Three of the five by-elections were won by the ODM and two by the PNU. The ODM kept its seats in Emuhaya and Ainamoi constituencies; however, it lost the seat in Nairobi's Embakasi Constituency to the PNU. Counting allied parties and MPs, ODM now has 103 MPs and PNU 104 MPs.

=== September 2008 ===
By-elections were held in Bomet and Sotik constituencies on 25 September and were won by Beatrice Kones and Joyce Laboso respectively. Both seats were retained by ODM and were won by close relatives of their immediate predecessors, who died in an aviation accident in June: Beatrice Kones is the widow of Kipkalya Kones and Joyce Laboso is the sister of Lorna Laboso.

=== August 2009 ===
In May 2009, Parliament approved the formation of a new Electoral body, The Interim Independent Electoral Commission (IIEC), paving the way for by-elections in the constituencies of Shinyalu and Bomachoge, which were held on 27 August 2009. Shinyalu fell vacant when its sitting MP Charles Lugano of ODM died. ODM retained the seat, after Justus Kizito won it at the by-elections. The Bomachoge seat was vacated after the 2007 Elections at the constituency were nullified due to irregularities. The seat was won in 2007 by Joel Onyancha of Ford-People. At the 2007 by-elections Simon Ogari of ODM narrowly beat Onyancha, who was now representing PNU. For the first time in Kenya, the ballot boxes were transparent.

=== June 2010 ===
In December 2009 the High court of Kenya declared the South Mugirango parliamentary seat vacant due to irregularities in the election process, although James Omingo Magara of ODM, who had won the election, was not found guilty of any rigging. Subsequent South Mugirango by-election was held on 10 June 2010. Magara decamped to the little-known People's Democratic Party (PDP) after being not favoured by the ODM leader Raila Odinga. The by-election was won by Manson Nyamweya of Ford-People, who beat Magara and Ibrahim Ochoi of ODM.

=== July 2010 ===

As of 5 February 2010, the Matuga Constituency MP Chirau Ali Mwakwere (PNU) lost his cabinet and parliamentary seat. This was due to a petition filed by a voter, Mr Ayub Juma Mwakesi, who wanted the election of Mr Mwakwere nullified citing that the entire election process was marred by irregularities. The ruling that nullified Mr Mwakwere's election in the 2007 election was made by High Court Judge, Justice Mohamed Ibrahim. A subsequent by-election was held on 12 July 2010. Mwakwere retained the seat by beating his closest rival, Hassan Mwanyoha of ODM

=== September 2010 ===
Three parliamentary by-elections were held on 20 September 2011. Margaret Wanjiru (ODM) retained her Starehe Constituency seat beating Maina Kamanda (PNU). The by-election was held after vote recount held in April 2010 indicated that the poll was actually won by Maina Kamanda.

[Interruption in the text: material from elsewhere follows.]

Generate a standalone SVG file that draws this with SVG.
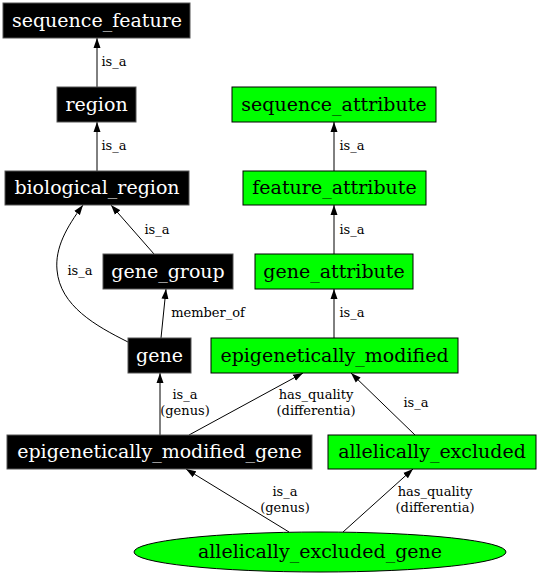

William Kabogo Gitau (NARC-Kenya) won the Juja Constituency seat. Alice Wambui of Kenya National Congress was distant second, while the previous MP, George Thuo of PNU was left third. Theo had lost the seat due to irregularities at the 2007 election.

The Makadara Constituency seat was taken up by Gideon Mbuvi Kioko of NARC-Kenya followed by former MP Reuben Ndolo of ODM while Dick Wathika (PNU) was left third. Wathika was the previous MP, but had lost the seat due to irregularities at the 2007 election.

===February 2011===
John Ngata Kariuki of Ford-Asili lost his Kirinyaga Central Constituency seat after a court petition filed by the previous Kirinyaga Central MP Daniel Karaba (Narc-Kenya) on 22 October 2010. Kariuki decided not to defend his seat at the subsequent by-election. The by-election was held on 16 February 2011. The PNU candidate Joseph Gitari won the poll leaving Karaba to second place.